REQUIRED WORK = Exclude pictures. Extract exactly the lines from the one that contains "Write a component" down to the one that contains "// --- Data ---", both included.

DATA FOR THIS TASK =
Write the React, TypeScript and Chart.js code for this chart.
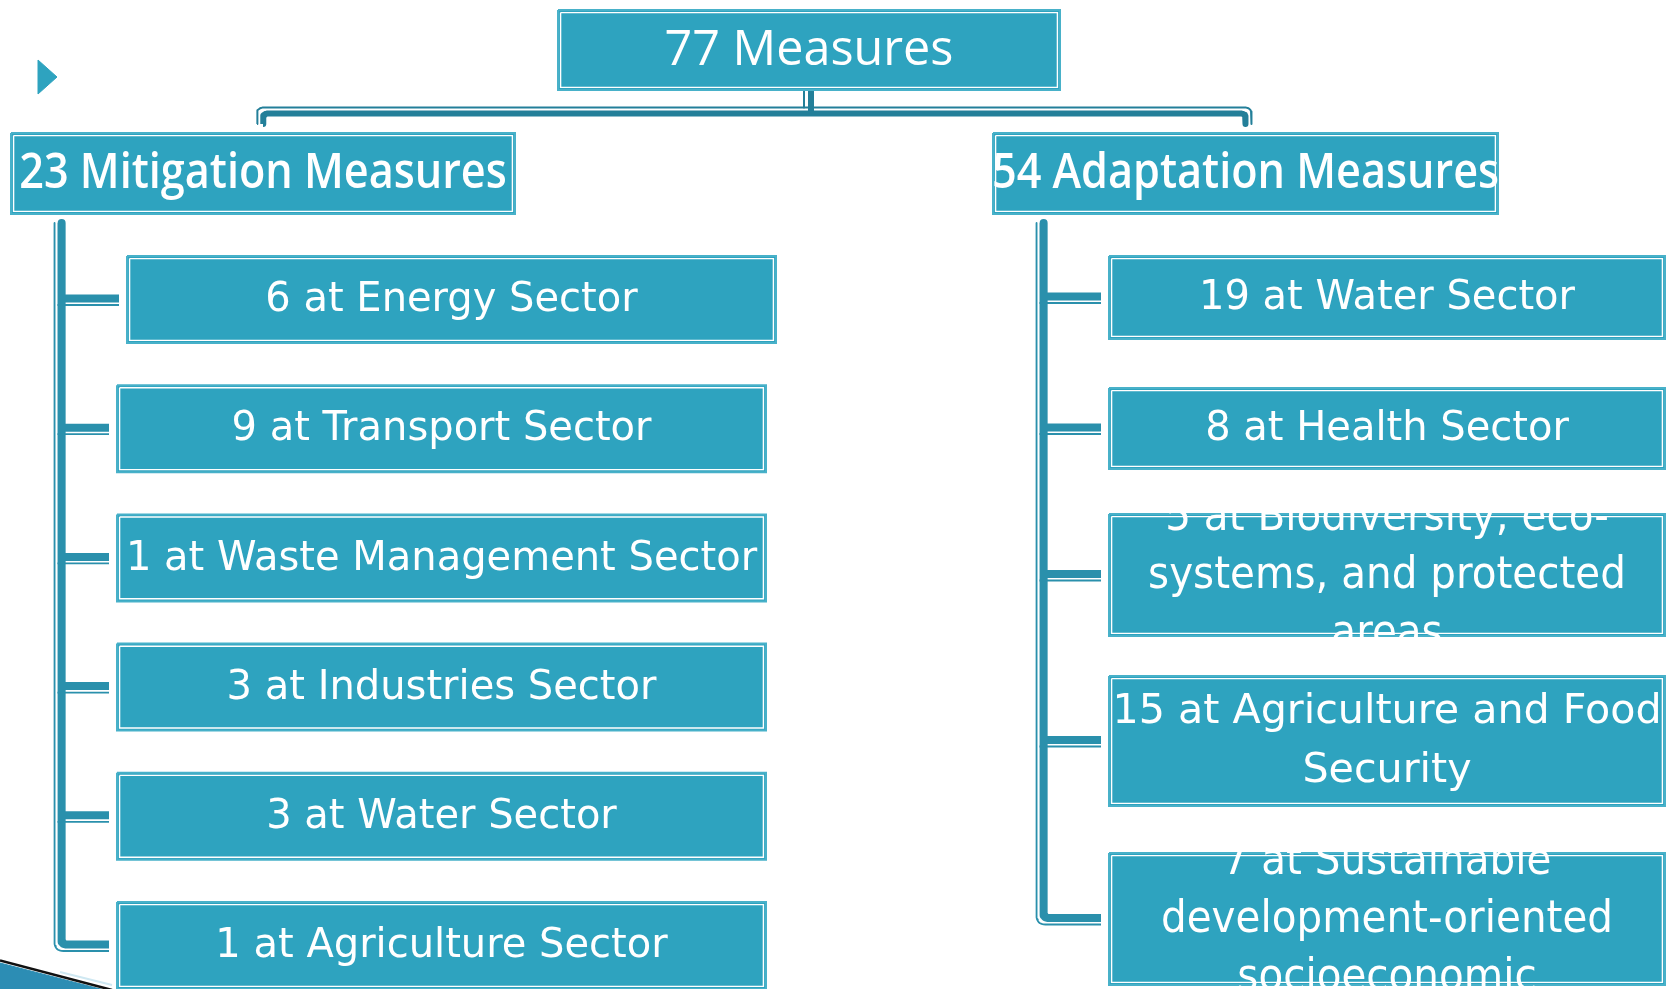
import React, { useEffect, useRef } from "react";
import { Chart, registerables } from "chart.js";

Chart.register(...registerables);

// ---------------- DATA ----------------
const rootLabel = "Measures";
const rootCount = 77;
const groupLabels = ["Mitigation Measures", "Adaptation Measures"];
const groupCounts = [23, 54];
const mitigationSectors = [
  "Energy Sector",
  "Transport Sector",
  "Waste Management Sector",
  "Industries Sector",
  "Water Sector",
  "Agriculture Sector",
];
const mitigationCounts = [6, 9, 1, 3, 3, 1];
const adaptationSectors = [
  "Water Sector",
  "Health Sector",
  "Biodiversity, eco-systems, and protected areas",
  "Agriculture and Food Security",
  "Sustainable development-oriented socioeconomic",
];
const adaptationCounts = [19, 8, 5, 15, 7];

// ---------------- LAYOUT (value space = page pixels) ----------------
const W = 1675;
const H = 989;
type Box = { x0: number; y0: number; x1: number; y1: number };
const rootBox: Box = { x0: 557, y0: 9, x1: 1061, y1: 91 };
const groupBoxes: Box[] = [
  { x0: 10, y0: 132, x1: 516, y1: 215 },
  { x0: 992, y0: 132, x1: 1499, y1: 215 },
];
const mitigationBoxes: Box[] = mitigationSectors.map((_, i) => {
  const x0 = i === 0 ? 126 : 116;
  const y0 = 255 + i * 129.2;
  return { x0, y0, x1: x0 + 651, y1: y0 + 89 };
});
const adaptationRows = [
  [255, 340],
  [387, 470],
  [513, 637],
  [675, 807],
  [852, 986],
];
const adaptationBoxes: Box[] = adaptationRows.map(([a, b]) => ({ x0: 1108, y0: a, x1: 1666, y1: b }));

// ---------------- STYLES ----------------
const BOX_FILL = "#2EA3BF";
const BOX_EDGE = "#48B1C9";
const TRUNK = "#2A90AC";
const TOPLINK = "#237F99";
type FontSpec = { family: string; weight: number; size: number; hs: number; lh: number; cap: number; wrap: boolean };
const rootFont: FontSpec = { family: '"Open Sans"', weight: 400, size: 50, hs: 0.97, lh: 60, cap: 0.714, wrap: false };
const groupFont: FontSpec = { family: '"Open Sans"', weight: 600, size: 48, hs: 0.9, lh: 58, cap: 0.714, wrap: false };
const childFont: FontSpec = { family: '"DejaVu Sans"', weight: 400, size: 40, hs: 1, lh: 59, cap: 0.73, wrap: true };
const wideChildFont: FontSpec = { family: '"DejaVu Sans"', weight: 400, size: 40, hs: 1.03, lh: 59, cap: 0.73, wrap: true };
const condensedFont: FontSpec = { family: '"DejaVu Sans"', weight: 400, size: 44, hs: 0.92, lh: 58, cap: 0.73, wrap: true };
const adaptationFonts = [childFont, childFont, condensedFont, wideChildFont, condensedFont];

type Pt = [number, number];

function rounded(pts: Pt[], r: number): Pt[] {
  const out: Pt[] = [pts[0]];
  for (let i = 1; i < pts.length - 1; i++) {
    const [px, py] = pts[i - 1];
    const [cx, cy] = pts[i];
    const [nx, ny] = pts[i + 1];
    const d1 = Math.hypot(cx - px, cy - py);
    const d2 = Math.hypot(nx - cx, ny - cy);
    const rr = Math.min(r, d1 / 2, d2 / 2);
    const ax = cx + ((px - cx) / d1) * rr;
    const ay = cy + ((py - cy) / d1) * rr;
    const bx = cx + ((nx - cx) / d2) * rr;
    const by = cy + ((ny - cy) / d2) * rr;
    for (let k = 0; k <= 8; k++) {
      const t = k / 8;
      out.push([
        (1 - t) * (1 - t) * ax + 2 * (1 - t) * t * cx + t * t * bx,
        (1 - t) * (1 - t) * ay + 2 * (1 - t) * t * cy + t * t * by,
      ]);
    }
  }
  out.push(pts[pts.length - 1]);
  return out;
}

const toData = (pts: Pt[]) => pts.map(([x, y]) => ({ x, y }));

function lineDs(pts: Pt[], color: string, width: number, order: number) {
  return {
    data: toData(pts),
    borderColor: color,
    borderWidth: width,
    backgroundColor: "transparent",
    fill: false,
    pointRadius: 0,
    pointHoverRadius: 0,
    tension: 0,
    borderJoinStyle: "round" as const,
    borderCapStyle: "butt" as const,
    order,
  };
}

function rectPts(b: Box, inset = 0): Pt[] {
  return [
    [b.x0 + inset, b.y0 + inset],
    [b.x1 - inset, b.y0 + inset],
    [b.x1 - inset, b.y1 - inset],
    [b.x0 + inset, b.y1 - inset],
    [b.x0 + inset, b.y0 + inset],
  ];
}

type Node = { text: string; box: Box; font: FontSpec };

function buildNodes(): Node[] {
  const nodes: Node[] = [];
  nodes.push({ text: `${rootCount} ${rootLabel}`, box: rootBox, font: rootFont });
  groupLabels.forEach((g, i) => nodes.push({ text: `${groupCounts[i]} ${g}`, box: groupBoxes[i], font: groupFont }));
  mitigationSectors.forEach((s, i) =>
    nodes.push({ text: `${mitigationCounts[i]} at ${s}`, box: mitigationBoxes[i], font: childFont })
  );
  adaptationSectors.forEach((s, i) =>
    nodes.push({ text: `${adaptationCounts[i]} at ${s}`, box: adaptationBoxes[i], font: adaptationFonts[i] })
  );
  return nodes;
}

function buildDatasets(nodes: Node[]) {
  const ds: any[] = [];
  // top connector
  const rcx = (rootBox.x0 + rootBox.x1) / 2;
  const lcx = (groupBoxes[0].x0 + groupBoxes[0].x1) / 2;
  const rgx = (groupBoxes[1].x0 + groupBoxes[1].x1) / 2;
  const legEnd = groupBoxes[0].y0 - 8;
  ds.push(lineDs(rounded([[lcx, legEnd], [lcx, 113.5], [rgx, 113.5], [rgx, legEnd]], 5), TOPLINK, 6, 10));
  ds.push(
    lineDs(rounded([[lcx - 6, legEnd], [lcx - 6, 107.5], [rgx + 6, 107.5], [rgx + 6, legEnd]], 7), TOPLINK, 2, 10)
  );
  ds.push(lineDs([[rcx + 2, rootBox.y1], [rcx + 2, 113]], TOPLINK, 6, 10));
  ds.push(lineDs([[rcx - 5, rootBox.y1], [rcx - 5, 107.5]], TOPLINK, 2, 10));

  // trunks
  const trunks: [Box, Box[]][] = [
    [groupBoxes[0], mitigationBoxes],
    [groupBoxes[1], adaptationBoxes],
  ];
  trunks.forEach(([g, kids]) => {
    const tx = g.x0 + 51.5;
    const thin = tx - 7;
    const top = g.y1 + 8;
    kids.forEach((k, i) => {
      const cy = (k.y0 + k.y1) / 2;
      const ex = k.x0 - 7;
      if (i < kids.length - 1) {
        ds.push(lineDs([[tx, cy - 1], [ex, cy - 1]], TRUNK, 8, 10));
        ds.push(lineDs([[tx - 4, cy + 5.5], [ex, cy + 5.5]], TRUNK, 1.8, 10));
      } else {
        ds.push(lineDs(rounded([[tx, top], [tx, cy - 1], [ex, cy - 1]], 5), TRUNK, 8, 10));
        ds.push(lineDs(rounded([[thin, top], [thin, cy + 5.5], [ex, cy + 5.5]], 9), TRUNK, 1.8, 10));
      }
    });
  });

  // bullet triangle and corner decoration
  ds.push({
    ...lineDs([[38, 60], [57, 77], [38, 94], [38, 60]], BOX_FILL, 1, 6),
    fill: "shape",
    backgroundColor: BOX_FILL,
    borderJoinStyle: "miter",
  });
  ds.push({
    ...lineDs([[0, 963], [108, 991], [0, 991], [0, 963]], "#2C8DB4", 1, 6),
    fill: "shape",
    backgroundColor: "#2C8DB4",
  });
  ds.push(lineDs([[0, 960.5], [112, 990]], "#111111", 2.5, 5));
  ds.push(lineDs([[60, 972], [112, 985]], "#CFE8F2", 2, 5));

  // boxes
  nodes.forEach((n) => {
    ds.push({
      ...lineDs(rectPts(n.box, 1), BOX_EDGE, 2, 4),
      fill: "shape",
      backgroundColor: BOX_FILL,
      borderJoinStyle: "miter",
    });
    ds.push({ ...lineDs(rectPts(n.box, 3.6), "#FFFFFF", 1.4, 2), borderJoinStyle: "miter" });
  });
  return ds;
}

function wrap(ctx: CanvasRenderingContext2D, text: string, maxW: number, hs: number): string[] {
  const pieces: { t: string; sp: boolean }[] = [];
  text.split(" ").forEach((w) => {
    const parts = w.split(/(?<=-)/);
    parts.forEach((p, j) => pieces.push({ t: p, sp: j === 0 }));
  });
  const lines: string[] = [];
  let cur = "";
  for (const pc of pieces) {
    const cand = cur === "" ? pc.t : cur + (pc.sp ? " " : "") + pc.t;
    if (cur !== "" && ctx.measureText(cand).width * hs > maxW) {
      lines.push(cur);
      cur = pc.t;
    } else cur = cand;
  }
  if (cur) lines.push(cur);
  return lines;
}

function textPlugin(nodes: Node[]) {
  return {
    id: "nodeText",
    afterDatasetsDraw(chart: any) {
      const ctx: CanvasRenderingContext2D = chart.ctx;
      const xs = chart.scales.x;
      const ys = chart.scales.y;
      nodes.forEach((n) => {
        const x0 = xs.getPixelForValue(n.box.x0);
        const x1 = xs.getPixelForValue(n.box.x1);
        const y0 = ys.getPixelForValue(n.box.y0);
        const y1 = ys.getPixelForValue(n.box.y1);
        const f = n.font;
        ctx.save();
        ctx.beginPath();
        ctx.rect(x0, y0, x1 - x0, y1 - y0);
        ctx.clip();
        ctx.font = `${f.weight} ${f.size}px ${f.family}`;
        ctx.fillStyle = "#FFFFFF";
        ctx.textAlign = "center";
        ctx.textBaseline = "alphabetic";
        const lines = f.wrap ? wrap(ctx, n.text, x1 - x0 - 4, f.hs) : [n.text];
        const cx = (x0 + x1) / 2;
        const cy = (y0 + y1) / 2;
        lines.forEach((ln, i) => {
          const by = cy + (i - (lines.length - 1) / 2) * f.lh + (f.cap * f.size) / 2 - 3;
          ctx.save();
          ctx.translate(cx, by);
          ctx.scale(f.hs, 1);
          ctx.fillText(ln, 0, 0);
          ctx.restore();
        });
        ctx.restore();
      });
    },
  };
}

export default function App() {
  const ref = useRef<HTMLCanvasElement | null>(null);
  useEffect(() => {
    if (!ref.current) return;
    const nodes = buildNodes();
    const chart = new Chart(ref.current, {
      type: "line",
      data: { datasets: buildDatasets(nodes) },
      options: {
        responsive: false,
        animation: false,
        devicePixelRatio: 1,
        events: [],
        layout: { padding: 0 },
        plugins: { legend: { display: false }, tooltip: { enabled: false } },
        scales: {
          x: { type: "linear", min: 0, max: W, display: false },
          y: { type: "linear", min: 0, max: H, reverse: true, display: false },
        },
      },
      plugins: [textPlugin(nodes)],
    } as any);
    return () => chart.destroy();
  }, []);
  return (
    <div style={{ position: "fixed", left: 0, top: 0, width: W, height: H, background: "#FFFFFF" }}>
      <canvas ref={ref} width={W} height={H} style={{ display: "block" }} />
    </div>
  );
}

...

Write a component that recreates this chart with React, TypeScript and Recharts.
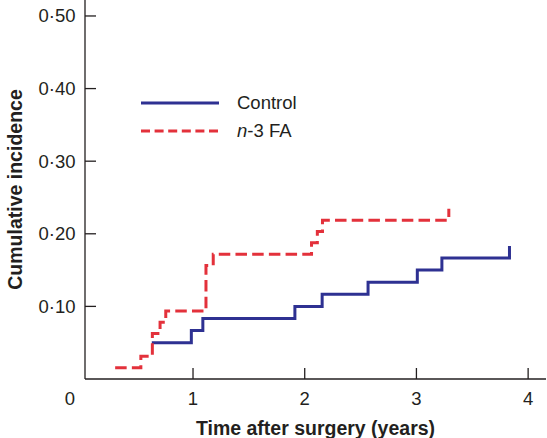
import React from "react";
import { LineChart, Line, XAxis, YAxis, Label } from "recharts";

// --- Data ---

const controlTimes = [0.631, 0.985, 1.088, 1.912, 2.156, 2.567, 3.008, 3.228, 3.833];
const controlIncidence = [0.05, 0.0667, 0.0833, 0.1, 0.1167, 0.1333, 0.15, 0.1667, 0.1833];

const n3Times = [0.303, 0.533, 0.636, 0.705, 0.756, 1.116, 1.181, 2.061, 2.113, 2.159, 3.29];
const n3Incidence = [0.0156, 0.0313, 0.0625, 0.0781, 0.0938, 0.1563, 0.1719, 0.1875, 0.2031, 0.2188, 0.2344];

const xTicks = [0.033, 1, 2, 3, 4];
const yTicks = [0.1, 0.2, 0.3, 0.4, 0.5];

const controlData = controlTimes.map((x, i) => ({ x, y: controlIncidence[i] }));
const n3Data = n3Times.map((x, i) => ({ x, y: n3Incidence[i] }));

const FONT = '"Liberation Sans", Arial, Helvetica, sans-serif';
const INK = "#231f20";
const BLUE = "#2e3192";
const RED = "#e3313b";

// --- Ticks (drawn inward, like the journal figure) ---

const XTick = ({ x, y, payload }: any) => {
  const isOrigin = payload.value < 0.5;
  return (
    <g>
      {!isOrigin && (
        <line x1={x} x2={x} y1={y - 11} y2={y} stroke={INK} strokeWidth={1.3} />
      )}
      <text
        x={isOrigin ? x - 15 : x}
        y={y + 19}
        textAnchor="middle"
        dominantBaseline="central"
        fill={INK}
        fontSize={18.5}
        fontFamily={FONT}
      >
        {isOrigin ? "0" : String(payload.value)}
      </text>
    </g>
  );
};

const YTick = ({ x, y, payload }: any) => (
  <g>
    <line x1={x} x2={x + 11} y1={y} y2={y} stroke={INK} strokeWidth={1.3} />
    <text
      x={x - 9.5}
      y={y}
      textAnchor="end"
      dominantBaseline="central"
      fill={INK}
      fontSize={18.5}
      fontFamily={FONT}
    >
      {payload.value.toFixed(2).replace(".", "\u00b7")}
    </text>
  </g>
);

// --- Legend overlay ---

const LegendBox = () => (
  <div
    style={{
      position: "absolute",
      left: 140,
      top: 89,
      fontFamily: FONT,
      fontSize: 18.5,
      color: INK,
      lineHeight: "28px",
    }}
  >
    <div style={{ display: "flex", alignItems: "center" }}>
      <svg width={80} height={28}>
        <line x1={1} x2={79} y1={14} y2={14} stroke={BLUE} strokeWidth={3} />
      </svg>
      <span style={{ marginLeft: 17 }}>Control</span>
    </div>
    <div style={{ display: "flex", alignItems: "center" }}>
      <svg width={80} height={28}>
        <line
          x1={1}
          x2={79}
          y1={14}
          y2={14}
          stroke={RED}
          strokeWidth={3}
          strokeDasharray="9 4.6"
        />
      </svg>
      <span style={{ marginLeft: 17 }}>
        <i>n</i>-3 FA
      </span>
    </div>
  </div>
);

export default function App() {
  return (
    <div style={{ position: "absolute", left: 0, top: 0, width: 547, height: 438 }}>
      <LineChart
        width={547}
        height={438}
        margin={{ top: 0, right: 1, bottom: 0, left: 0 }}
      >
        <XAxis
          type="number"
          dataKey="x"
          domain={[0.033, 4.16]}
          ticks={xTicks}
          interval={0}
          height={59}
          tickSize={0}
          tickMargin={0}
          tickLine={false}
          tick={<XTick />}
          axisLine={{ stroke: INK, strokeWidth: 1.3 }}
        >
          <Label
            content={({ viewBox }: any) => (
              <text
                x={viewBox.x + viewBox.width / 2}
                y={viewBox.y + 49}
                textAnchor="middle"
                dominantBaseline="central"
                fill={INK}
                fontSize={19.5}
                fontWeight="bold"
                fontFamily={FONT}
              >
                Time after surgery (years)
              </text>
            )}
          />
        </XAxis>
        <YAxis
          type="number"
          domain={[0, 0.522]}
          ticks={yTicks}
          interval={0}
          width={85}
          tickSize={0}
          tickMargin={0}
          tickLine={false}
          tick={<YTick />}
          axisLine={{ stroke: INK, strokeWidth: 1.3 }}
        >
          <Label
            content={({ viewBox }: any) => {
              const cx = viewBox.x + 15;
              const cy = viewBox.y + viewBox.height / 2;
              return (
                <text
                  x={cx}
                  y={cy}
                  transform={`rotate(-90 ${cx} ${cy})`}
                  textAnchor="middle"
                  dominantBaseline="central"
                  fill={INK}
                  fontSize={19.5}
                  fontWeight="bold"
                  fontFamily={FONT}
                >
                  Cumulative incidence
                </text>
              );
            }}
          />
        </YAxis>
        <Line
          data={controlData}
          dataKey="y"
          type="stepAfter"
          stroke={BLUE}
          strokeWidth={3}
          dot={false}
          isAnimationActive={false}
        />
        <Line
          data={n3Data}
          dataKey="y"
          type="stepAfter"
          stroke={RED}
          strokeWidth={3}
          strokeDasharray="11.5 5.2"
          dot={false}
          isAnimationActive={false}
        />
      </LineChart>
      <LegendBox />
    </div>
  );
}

...

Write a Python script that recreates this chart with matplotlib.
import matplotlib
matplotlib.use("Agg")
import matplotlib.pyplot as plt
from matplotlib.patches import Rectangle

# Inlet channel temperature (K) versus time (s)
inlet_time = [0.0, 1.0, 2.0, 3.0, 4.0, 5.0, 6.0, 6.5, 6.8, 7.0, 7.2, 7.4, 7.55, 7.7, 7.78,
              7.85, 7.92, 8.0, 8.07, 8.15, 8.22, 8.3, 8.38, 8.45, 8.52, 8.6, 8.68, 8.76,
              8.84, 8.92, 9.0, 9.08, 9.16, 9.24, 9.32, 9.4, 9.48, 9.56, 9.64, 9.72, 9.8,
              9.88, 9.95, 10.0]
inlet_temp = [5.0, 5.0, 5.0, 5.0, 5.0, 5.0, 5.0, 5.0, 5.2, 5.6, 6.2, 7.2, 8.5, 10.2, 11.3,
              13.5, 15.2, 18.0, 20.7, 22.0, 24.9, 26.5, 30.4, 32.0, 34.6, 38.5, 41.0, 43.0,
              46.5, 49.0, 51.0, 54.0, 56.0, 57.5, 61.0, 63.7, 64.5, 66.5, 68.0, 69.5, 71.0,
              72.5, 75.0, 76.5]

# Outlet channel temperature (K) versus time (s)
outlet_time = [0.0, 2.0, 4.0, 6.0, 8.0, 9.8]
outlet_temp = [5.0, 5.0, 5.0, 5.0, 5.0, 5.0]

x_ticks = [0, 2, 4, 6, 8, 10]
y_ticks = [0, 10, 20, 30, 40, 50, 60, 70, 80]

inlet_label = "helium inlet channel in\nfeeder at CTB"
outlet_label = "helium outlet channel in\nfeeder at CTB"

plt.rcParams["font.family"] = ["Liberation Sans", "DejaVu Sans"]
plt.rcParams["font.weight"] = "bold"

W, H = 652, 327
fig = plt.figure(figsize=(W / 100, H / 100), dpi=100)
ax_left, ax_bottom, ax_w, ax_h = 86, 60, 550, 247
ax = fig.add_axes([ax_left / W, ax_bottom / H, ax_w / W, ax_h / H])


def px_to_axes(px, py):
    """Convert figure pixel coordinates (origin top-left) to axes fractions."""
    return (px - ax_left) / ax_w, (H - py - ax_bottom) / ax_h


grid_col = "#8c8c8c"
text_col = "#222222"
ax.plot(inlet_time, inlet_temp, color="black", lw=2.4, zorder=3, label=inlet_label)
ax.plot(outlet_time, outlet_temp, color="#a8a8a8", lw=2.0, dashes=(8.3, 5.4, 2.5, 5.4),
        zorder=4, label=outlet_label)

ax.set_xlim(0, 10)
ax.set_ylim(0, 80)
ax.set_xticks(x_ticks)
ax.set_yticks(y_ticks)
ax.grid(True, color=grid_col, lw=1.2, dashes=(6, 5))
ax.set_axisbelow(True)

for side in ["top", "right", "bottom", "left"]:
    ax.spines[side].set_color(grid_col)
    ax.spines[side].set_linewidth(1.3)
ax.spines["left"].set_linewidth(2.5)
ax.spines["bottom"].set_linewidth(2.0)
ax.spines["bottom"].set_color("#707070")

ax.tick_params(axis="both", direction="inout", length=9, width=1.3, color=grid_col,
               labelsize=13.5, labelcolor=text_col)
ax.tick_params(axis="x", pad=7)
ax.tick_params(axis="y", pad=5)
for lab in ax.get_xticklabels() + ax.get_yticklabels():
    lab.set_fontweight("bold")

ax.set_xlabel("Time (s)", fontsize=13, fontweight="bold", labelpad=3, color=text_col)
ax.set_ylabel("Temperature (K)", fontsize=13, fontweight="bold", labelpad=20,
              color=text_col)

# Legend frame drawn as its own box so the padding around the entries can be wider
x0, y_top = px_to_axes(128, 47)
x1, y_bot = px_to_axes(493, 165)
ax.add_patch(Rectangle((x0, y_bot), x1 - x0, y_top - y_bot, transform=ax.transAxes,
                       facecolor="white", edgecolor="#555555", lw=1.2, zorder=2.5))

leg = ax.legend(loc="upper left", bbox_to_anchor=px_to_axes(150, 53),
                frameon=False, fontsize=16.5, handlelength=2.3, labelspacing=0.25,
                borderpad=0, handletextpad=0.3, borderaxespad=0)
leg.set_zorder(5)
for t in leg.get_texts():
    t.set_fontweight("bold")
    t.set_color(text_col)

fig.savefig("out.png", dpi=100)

REPLY =
Write a component that recreates this chart with React, TypeScript and Recharts.
import React from "react";
import { LineChart, Line, XAxis, YAxis, Label } from "recharts";

// --- Data ---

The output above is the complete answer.